# Records for this task

━━━━━━━━━━

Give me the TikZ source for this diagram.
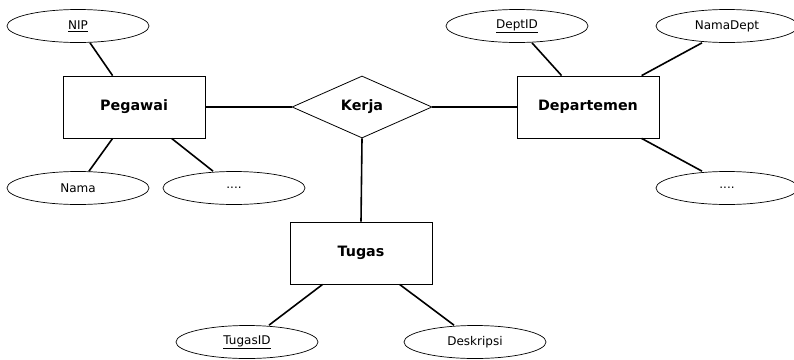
\documentclass[tikz,border=0pt]{standalone}
\usepackage{fontspec}
\setmainfont{DejaVu Sans}
\usetikzlibrary{shapes.geometric}
\begin{document}
\begin{tikzpicture}[x=1pt,y=1pt,
  entity/.style={draw, line width=0.8pt, rectangle, minimum width=142pt, minimum height=62pt,
                 inner sep=0pt, font=\fontsize{14.3}{17}\selectfont\bfseries},
  relation/.style={draw, line width=0.8pt, diamond, shape aspect=2.26, minimum width=140pt,
                   minimum height=62pt, inner sep=0pt, font=\fontsize{14.3}{17}\selectfont\bfseries},
  attr/.style={draw, line width=0.7pt, ellipse, minimum width=142pt, minimum height=33pt,
               inner sep=0pt, font=\fontsize{12}{14}\selectfont},
  link/.style={line width=1.6pt}]
\useasboundingbox (0,0) rectangle (794,-359);

% entities and relationship
\node[entity]   (peg)   at (134,-107) {Pegawai};
\node[relation] (kerja) at (362,-107) {Kerja};
\node[entity]   (dept)  at (588,-107) {Departemen};
\node[entity]   (tugas) at (361,-253) {Tugas};

% attributes
\node[attr] (nip)       at (78,-26)   {\underline{NIP}};
\node[attr] (nama)      at (78,-188)  {Nama};
\node[attr] (pegmore)   at (234,-188) {....};
\node[attr] (deptid)    at (517,-26)  {\underline{DeptID}};
\node[attr] (namadept)  at (727,-26)  {NamaDept};
\node[attr] (deptmore)  at (727,-188) {....};
\node[attr] (tugasid)   at (247,-342) {\underline{TugasID}};
\node[attr] (deskripsi) at (475,-342) {Deskripsi};

% relationship links
\draw[link] (peg.east) -- (kerja.west);
\draw[link] (kerja.east) -- (dept.west);
\draw[link] (kerja.south) -- (tugas.north);

% attribute links
\draw[link] ([xshift=12pt]nip.south) -- ([xshift=50pt]peg.north west);
\draw[link] ([xshift=50pt]peg.south west) -- ([xshift=11pt]nama.north);
\draw[link] ([xshift=109pt]peg.south west) -- ([xshift=-21pt]pegmore.north);
\draw[link] ([xshift=15pt]deptid.south) -- ([xshift=45pt]dept.north west);
\draw[link] ([xshift=-25pt]namadept.south) -- ([xshift=125pt]dept.north west);
\draw[link] ([xshift=125pt]dept.south west) -- ([xshift=-25pt]deptmore.north);
\draw[link] ([xshift=33pt]tugas.south west) -- ([xshift=22pt]tugasid.north);
\draw[link] ([xshift=110pt]tugas.south west) -- ([xshift=-21pt]deskripsi.north);
\end{tikzpicture}
\end{document}
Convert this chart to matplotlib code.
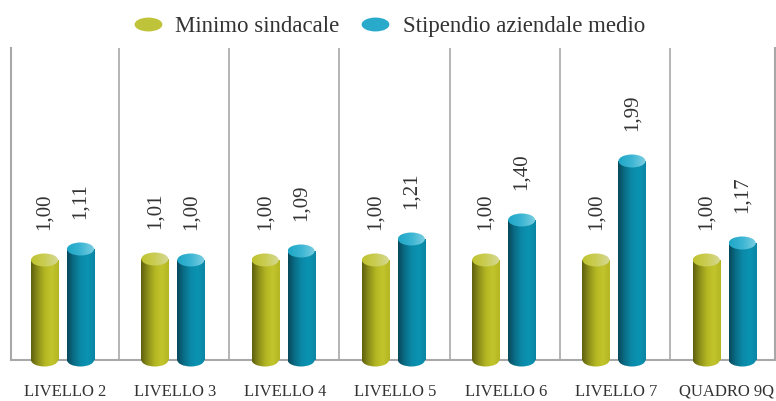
import matplotlib.pyplot as plt
import numpy as np
from matplotlib.patches import Ellipse
from matplotlib.colors import LinearSegmentedColormap
from matplotlib.path import Path
from matplotlib.transforms import Affine2D
from matplotlib.lines import Line2D

plt.rcParams['font.family'] = ['Liberation Serif', 'DejaVu Serif']

categories = ["LIVELLO 2", "LIVELLO 3", "LIVELLO 4", "LIVELLO 5",
              "LIVELLO 6", "LIVELLO 7", "QUADRO 9Q"]
minimo = [1.00, 1.01, 1.00, 1.00, 1.00, 1.00, 1.00]
stipendio = [1.11, 1.00, 1.09, 1.21, 1.40, 1.99, 1.17]
series_names = ["Minimo sindacale", "Stipendio aziendale medio"]

# body gradients (left -> right) and top cap gradients
body_cmaps = [
    LinearSegmentedColormap.from_list("g", ["#5e600f", "#8e901a", "#b4b722", "#c2c52c", "#b3b523"]),
    LinearSegmentedColormap.from_list("b", ["#07485b", "#0a6f88", "#0a8aa8", "#0b93b2", "#0a86a3"]),
]
cap_cmaps = [
    LinearSegmentedColormap.from_list("gc", ["#bfc32e", "#cacd55", "#d6d99a"]),
    LinearSegmentedColormap.from_list("bc", ["#1ea6c6", "#3db6d4", "#7fd0e2"]),
]
legend_colors = ["#bfc33a", "#29aacb"]
text_color = "#333333"
line_color = "#a8a8a8"

fig = plt.figure(figsize=(7.76, 4.01), dpi=100)
ax = fig.add_axes([11 / 776, 41 / 401, 764 / 776, 312 / 401])
ax.set_xlim(-0.467, 6.46)
ax.set_ylim(0, 3.12)

x = np.arange(len(categories))
width = 0.245
offsets = [-0.163, 0.163]
cap_h = 0.13
grad = np.linspace(0, 1, 256).reshape(1, -1)

for s, values in enumerate([minimo, stipendio]):
    bars = ax.bar(x + offsets[s], values, width, color='none', edgecolor='none', zorder=3)
    for bar, v in zip(bars, values):
        x0 = bar.get_x()
        x1 = x0 + bar.get_width()
        xc = (x0 + x1) / 2
        # body
        im = ax.imshow(grad, cmap=body_cmaps[s], extent=[x0, x1, 0, v],
                       aspect='auto', zorder=3, interpolation='bilinear')
        im.set_clip_path(bar)
        # rounded bottom, drawn below the baseline
        bottom = Ellipse((xc, 0), width, cap_h, facecolor='none', edgecolor='none',
                         clip_on=False)
        ax.add_patch(bottom)
        im2 = ax.imshow(grad, cmap=body_cmaps[s], extent=[x0, x1, -cap_h, 0.02],
                        aspect='auto', zorder=3, interpolation='bilinear')
        im2.set_clip_box(fig.bbox)
        im2.set_clip_path(bottom)
        # top cap
        cap = Ellipse((xc, v), width, cap_h, facecolor='none', edgecolor='none', zorder=4)
        ax.add_patch(cap)
        im3 = ax.imshow(grad, cmap=cap_cmaps[s], extent=[x0, x1, v - cap_h, v + cap_h],
                        aspect='auto', zorder=4, interpolation='bilinear')
        im3.set_clip_path(cap)
        # value label
        ax.text(xc, v + 0.30, f"{v:.2f}".replace('.', ','), rotation=90,
                rotation_mode='anchor', ha='left', va='center',
                fontsize=15, color=text_color, zorder=5)

ax.set_xlim(-0.467, 6.46)
ax.set_ylim(0, 3.12)

# category separators
for b in np.arange(len(categories) - 1) + 0.51:
    ax.axvline(b, color=line_color, lw=1.2, zorder=1)

for side in ['left', 'right', 'bottom']:
    ax.spines[side].set_color(line_color)
    ax.spines[side].set_linewidth(1.5)
ax.spines['top'].set_visible(False)
ax.set_yticks([])
ax.set_xticks(x + 0.02)
ax.set_xticklabels(categories, fontsize=12, color=text_color)
ax.tick_params(axis='x', length=0, pad=17)

ell = Path.unit_circle().transformed(Affine2D().scale(1, 0.5))
handles = [Line2D([], [], marker=ell, linestyle='none', markersize=20,
                  markerfacecolor=c, markeredgecolor='none') for c in legend_colors]
fig.legend(handles, series_names, loc='center', bbox_to_anchor=(0.496, 0.933),
           ncol=2, frameon=False, fontsize=16.5, handletextpad=0.2, columnspacing=0.55,
           labelcolor=text_color)

fig.savefig("out.png", dpi=100)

━━━━━━━━━━

# Required work
Set the data above down again exactly as given, with no pictures.

# Full response
Give me the TikZ source for this diagram.
\documentclass[tikz,border=0pt]{standalone}
\usepackage{fontspec}
\setmainfont{DejaVu Sans}
\usetikzlibrary{shapes.geometric}
\begin{document}
\begin{tikzpicture}[x=1pt,y=1pt,
  entity/.style={draw, line width=0.8pt, rectangle, minimum width=142pt, minimum height=62pt,
                 inner sep=0pt, font=\fontsize{14.3}{17}\selectfont\bfseries},
  relation/.style={draw, line width=0.8pt, diamond, shape aspect=2.26, minimum width=140pt,
                   minimum height=62pt, inner sep=0pt, font=\fontsize{14.3}{17}\selectfont\bfseries},
  attr/.style={draw, line width=0.7pt, ellipse, minimum width=142pt, minimum height=33pt,
               inner sep=0pt, font=\fontsize{12}{14}\selectfont},
  link/.style={line width=1.6pt}]
\useasboundingbox (0,0) rectangle (794,-359);

% entities and relationship
\node[entity]   (peg)   at (134,-107) {Pegawai};
\node[relation] (kerja) at (362,-107) {Kerja};
\node[entity]   (dept)  at (588,-107) {Departemen};
\node[entity]   (tugas) at (361,-253) {Tugas};

% attributes
\node[attr] (nip)       at (78,-26)   {\underline{NIP}};
\node[attr] (nama)      at (78,-188)  {Nama};
\node[attr] (pegmore)   at (234,-188) {....};
\node[attr] (deptid)    at (517,-26)  {\underline{DeptID}};
\node[attr] (namadept)  at (727,-26)  {NamaDept};
\node[attr] (deptmore)  at (727,-188) {....};
\node[attr] (tugasid)   at (247,-342) {\underline{TugasID}};
\node[attr] (deskripsi) at (475,-342) {Deskripsi};

% relationship links
\draw[link] (peg.east) -- (kerja.west);
\draw[link] (kerja.east) -- (dept.west);
\draw[link] (kerja.south) -- (tugas.north);

% attribute links
\draw[link] ([xshift=12pt]nip.south) -- ([xshift=50pt]peg.north west);
\draw[link] ([xshift=50pt]peg.south west) -- ([xshift=11pt]nama.north);
\draw[link] ([xshift=109pt]peg.south west) -- ([xshift=-21pt]pegmore.north);
\draw[link] ([xshift=15pt]deptid.south) -- ([xshift=45pt]dept.north west);
\draw[link] ([xshift=-25pt]namadept.south) -- ([xshift=125pt]dept.north west);
\draw[link] ([xshift=125pt]dept.south west) -- ([xshift=-25pt]deptmore.north);
\draw[link] ([xshift=33pt]tugas.south west) -- ([xshift=22pt]tugasid.north);
\draw[link] ([xshift=110pt]tugas.south west) -- ([xshift=-21pt]deskripsi.north);
\end{tikzpicture}
\end{document}
Convert this chart to matplotlib code.
import matplotlib.pyplot as plt
import numpy as np
from matplotlib.patches import Ellipse
from matplotlib.colors import LinearSegmentedColormap
from matplotlib.path import Path
from matplotlib.transforms import Affine2D
from matplotlib.lines import Line2D

plt.rcParams['font.family'] = ['Liberation Serif', 'DejaVu Serif']

categories = ["LIVELLO 2", "LIVELLO 3", "LIVELLO 4", "LIVELLO 5",
              "LIVELLO 6", "LIVELLO 7", "QUADRO 9Q"]
minimo = [1.00, 1.01, 1.00, 1.00, 1.00, 1.00, 1.00]
stipendio = [1.11, 1.00, 1.09, 1.21, 1.40, 1.99, 1.17]
series_names = ["Minimo sindacale", "Stipendio aziendale medio"]

# body gradients (left -> right) and top cap gradients
body_cmaps = [
    LinearSegmentedColormap.from_list("g", ["#5e600f", "#8e901a", "#b4b722", "#c2c52c", "#b3b523"]),
    LinearSegmentedColormap.from_list("b", ["#07485b", "#0a6f88", "#0a8aa8", "#0b93b2", "#0a86a3"]),
]
cap_cmaps = [
    LinearSegmentedColormap.from_list("gc", ["#bfc32e", "#cacd55", "#d6d99a"]),
    LinearSegmentedColormap.from_list("bc", ["#1ea6c6", "#3db6d4", "#7fd0e2"]),
]
legend_colors = ["#bfc33a", "#29aacb"]
text_color = "#333333"
line_color = "#a8a8a8"

fig = plt.figure(figsize=(7.76, 4.01), dpi=100)
ax = fig.add_axes([11 / 776, 41 / 401, 764 / 776, 312 / 401])
ax.set_xlim(-0.467, 6.46)
ax.set_ylim(0, 3.12)

x = np.arange(len(categories))
width = 0.245
offsets = [-0.163, 0.163]
cap_h = 0.13
grad = np.linspace(0, 1, 256).reshape(1, -1)

for s, values in enumerate([minimo, stipendio]):
    bars = ax.bar(x + offsets[s], values, width, color='none', edgecolor='none', zorder=3)
    for bar, v in zip(bars, values):
        x0 = bar.get_x()
        x1 = x0 + bar.get_width()
        xc = (x0 + x1) / 2
        # body
        im = ax.imshow(grad, cmap=body_cmaps[s], extent=[x0, x1, 0, v],
                       aspect='auto', zorder=3, interpolation='bilinear')
        im.set_clip_path(bar)
        # rounded bottom, drawn below the baseline
        bottom = Ellipse((xc, 0), width, cap_h, facecolor='none', edgecolor='none',
                         clip_on=False)
        ax.add_patch(bottom)
        im2 = ax.imshow(grad, cmap=body_cmaps[s], extent=[x0, x1, -cap_h, 0.02],
                        aspect='auto', zorder=3, interpolation='bilinear')
        im2.set_clip_box(fig.bbox)
        im2.set_clip_path(bottom)
        # top cap
        cap = Ellipse((xc, v), width, cap_h, facecolor='none', edgecolor='none', zorder=4)
        ax.add_patch(cap)
        im3 = ax.imshow(grad, cmap=cap_cmaps[s], extent=[x0, x1, v - cap_h, v + cap_h],
                        aspect='auto', zorder=4, interpolation='bilinear')
        im3.set_clip_path(cap)
        # value label
        ax.text(xc, v + 0.30, f"{v:.2f}".replace('.', ','), rotation=90,
                rotation_mode='anchor', ha='left', va='center',
                fontsize=15, color=text_color, zorder=5)

ax.set_xlim(-0.467, 6.46)
ax.set_ylim(0, 3.12)

# category separators
for b in np.arange(len(categories) - 1) + 0.51:
    ax.axvline(b, color=line_color, lw=1.2, zorder=1)

for side in ['left', 'right', 'bottom']:
    ax.spines[side].set_color(line_color)
    ax.spines[side].set_linewidth(1.5)
ax.spines['top'].set_visible(False)
ax.set_yticks([])
ax.set_xticks(x + 0.02)
ax.set_xticklabels(categories, fontsize=12, color=text_color)
ax.tick_params(axis='x', length=0, pad=17)

ell = Path.unit_circle().transformed(Affine2D().scale(1, 0.5))
handles = [Line2D([], [], marker=ell, linestyle='none', markersize=20,
                  markerfacecolor=c, markeredgecolor='none') for c in legend_colors]
fig.legend(handles, series_names, loc='center', bbox_to_anchor=(0.496, 0.933),
           ncol=2, frameon=False, fontsize=16.5, handletextpad=0.2, columnspacing=0.55,
           labelcolor=text_color)

fig.savefig("out.png", dpi=100)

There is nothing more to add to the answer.